Given information:
........
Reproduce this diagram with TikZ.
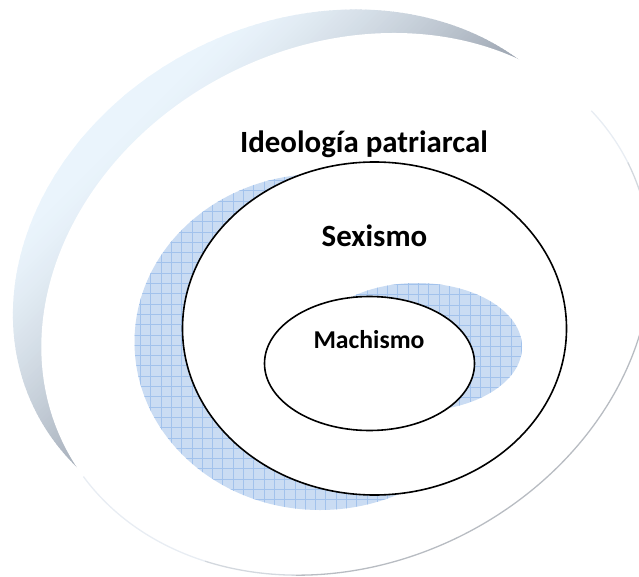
\documentclass[tikz,border=0pt]{standalone}
\usepackage{fontspec}
\setmainfont{Carlito}
\usetikzlibrary{shapes.geometric}
\definecolor{clight}{HTML}{EAF4FC}
\definecolor{cgray}{HTML}{9AA2AE}
\definecolor{bluefill}{HTML}{CADCF3}
\definecolor{bluegrid}{HTML}{A2C2EC}
\definecolor{rimgray}{HTML}{B8BCC2}
\definecolor{rimmid}{HTML}{D3D8DE}
\definecolor{rimlight}{HTML}{E8EDF3}
\tikzset{
  ring/.style={ellipse, draw=black, line width=1.6pt, fill=white, inner sep=0pt},
  lbl/.style={anchor=base, inner sep=0pt},
  bigtxt/.style={font=\bfseries\fontsize{30.9}{36}\selectfont},
  smalltxt/.style={font=\bfseries\fontsize{25.7}{30}\selectfont},
  rimline/.style={line width=1.3pt},
  gridline/.style={bluegrid, line width=0.55pt},
}
\begin{document}
\begin{tikzpicture}[x=1pt,y=-1pt]
\useasboundingbox (0,0) rectangle (639,577);
% back face (shaded side of the tilted disc)
\begin{scope}
  \clip[rotate around={26.7:(309.2,273.0)}] (309.2,273.0) ellipse [x radius=306.5, y radius=251.5];
  \foreach \s in {100,105,...,700} {
    \pgfmathsetmacro{\p}{100*pow(max(0.0001,min(1,(\s-250)/330)),1.4)}
    \fill[cgray!\p!clight] (\s+100,-100) -- (-100,\s+100) -- (-100,\s+106) -- (\s+106,-100) -- cycle;
  }
\end{scope}
% front face
\begin{scope}[shift={(346.1,304.1)}, rotate=26.7]
  \fill[white] (0,0) ellipse [x radius=315.3, y radius=258.7];
  \draw[rimline, rimlight] (-14:315.3 and 258.7) arc[start angle=-14, end angle=0, x radius=315.3, y radius=258.7];
  \draw[rimline, rimmid] (0:315.3 and 258.7) arc[start angle=0, end angle=18, x radius=315.3, y radius=258.7];
  \draw[rimline, rimgray] (18:315.3 and 258.7) arc[start angle=18, end angle=122, x radius=315.3, y radius=258.7];
  \draw[rimline, rimmid] (122:315.3 and 258.7) arc[start angle=122, end angle=140, x radius=315.3, y radius=258.7];
  \draw[rimline, rimlight] (140:315.3 and 258.7) arc[start angle=140, end angle=172, x radius=315.3, y radius=258.7];
\end{scope}
% blue hatched shadow behind Sexismo
\begin{scope}
  \clip (320,342) ellipse [x radius=185.5, y radius=168];
  \fill[bluefill] (100,150) rectangle (560,530);
  \foreach \g in {130,140.3,...,560} \draw[gridline] (\g,150) -- (\g,530);
  \foreach \g in {170,180.3,...,530} \draw[gridline] (100,\g) -- (560,\g);
\end{scope}
\node[ring, minimum width=384pt, minimum height=333pt] (sex) at (374.5,328.5) {};
% blue hatched shadow behind Machismo
\begin{scope}
  \clip (417,347) ellipse [x radius=105, y radius=64];
  \fill[bluefill] (300,270) rectangle (540,420);
  \foreach \g in {305,315.3,...,540} \draw[gridline] (\g,270) -- (\g,420);
  \foreach \g in {274,284.3,...,420} \draw[gridline] (300,\g) -- (540,\g);
\end{scope}
\node[ring, minimum width=210pt, minimum height=134pt] (mach) at (369.5,363.5) {};
% labels
\node[lbl, bigtxt] (ideo) at (364,153) {Ideología patriarcal};
\node[lbl, bigtxt] (sexl) at (374.5,247) {Sexismo};
\node[lbl, smalltxt] (machl) at (369,348) {Machismo};
\end{tikzpicture}
\end{document}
........
What you have to do:
Quote all the lines above exactly as given. Do not include the pictures.

Solved problem:
Reproduce this diagram with TikZ.
\documentclass[tikz,border=0pt]{standalone}
\usepackage{fontspec}
\setmainfont{Carlito}
\usetikzlibrary{shapes.geometric}
\definecolor{clight}{HTML}{EAF4FC}
\definecolor{cgray}{HTML}{9AA2AE}
\definecolor{bluefill}{HTML}{CADCF3}
\definecolor{bluegrid}{HTML}{A2C2EC}
\definecolor{rimgray}{HTML}{B8BCC2}
\definecolor{rimmid}{HTML}{D3D8DE}
\definecolor{rimlight}{HTML}{E8EDF3}
\tikzset{
  ring/.style={ellipse, draw=black, line width=1.6pt, fill=white, inner sep=0pt},
  lbl/.style={anchor=base, inner sep=0pt},
  bigtxt/.style={font=\bfseries\fontsize{30.9}{36}\selectfont},
  smalltxt/.style={font=\bfseries\fontsize{25.7}{30}\selectfont},
  rimline/.style={line width=1.3pt},
  gridline/.style={bluegrid, line width=0.55pt},
}
\begin{document}
\begin{tikzpicture}[x=1pt,y=-1pt]
\useasboundingbox (0,0) rectangle (639,577);
% back face (shaded side of the tilted disc)
\begin{scope}
  \clip[rotate around={26.7:(309.2,273.0)}] (309.2,273.0) ellipse [x radius=306.5, y radius=251.5];
  \foreach \s in {100,105,...,700} {
    \pgfmathsetmacro{\p}{100*pow(max(0.0001,min(1,(\s-250)/330)),1.4)}
    \fill[cgray!\p!clight] (\s+100,-100) -- (-100,\s+100) -- (-100,\s+106) -- (\s+106,-100) -- cycle;
  }
\end{scope}
% front face
\begin{scope}[shift={(346.1,304.1)}, rotate=26.7]
  \fill[white] (0,0) ellipse [x radius=315.3, y radius=258.7];
  \draw[rimline, rimlight] (-14:315.3 and 258.7) arc[start angle=-14, end angle=0, x radius=315.3, y radius=258.7];
  \draw[rimline, rimmid] (0:315.3 and 258.7) arc[start angle=0, end angle=18, x radius=315.3, y radius=258.7];
  \draw[rimline, rimgray] (18:315.3 and 258.7) arc[start angle=18, end angle=122, x radius=315.3, y radius=258.7];
  \draw[rimline, rimmid] (122:315.3 and 258.7) arc[start angle=122, end angle=140, x radius=315.3, y radius=258.7];
  \draw[rimline, rimlight] (140:315.3 and 258.7) arc[start angle=140, end angle=172, x radius=315.3, y radius=258.7];
\end{scope}
% blue hatched shadow behind Sexismo
\begin{scope}
  \clip (320,342) ellipse [x radius=185.5, y radius=168];
  \fill[bluefill] (100,150) rectangle (560,530);
  \foreach \g in {130,140.3,...,560} \draw[gridline] (\g,150) -- (\g,530);
  \foreach \g in {170,180.3,...,530} \draw[gridline] (100,\g) -- (560,\g);
\end{scope}
\node[ring, minimum width=384pt, minimum height=333pt] (sex) at (374.5,328.5) {};
% blue hatched shadow behind Machismo
\begin{scope}
  \clip (417,347) ellipse [x radius=105, y radius=64];
  \fill[bluefill] (300,270) rectangle (540,420);
  \foreach \g in {305,315.3,...,540} \draw[gridline] (\g,270) -- (\g,420);
  \foreach \g in {274,284.3,...,420} \draw[gridline] (300,\g) -- (540,\g);
\end{scope}
\node[ring, minimum width=210pt, minimum height=134pt] (mach) at (369.5,363.5) {};
% labels
\node[lbl, bigtxt] (ideo) at (364,153) {Ideología patriarcal};
\node[lbl, bigtxt] (sexl) at (374.5,247) {Sexismo};
\node[lbl, smalltxt] (machl) at (369,348) {Machismo};
\end{tikzpicture}
\end{document}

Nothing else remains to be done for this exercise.